You're going to find that specific numbers don't cross from strain to strain, manufacturer to manufacturer, or even specific nute label to label.
To start with different strains of MJ have different feeding requirements and even two different plants within the same strain can vary a bit. Not usually enough to notice, but it can and does happen.
More importantly though is the point that different companies use different methods of solving the same problem - how to get plant nutrients into a good mixture in an easy to use package. There's probably millions of different ways to do the same basic thing and it creates varying degrees of success, quality, and cost.
Certain fertilizer ingredients register "stronger" on an EC meter than others and certain ingredients are "stronger" in terms of being useful to plants than others. So you could have two equally powerful nutrient solutions with radically different EC's because the nutrients in one are more available to plants or because the ingredients in the other are things the meter is more sensitive to, or both.

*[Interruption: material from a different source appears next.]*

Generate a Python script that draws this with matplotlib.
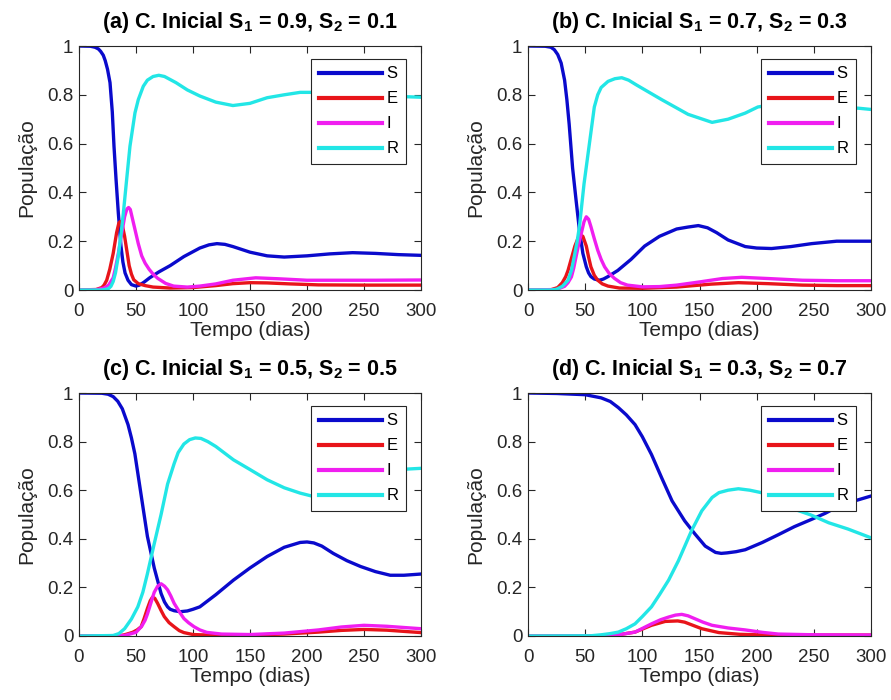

You've likely noticed that organic fertilizers often require much lower ppm readings than the regular nutrients. Some people point to this as a reason organics are "superior" - you don't need as much. But in truth organics are just harder to pick up with your EC meter. The plants are eating the exact same stuff and the exact same amount of it. It's just harder to detect.
I prefer
Advanced Nutrients myself, I like the consistency I get from them. Plus the "right amount" of their 3-part in EC is the same "right amount" of their Sensi 2-part so once you get things dialed in with one AN product it's pretty easy to move around in their feeding schedule. (Of course their organics are still different target EC's.)
Play around with the calculator they've got sometime and you can see what I mean. You switch between most of their base nutrients and the numbers stay the same, but certain other ones are totally different. Same company, but certain of their nutrients still register differently on the meter.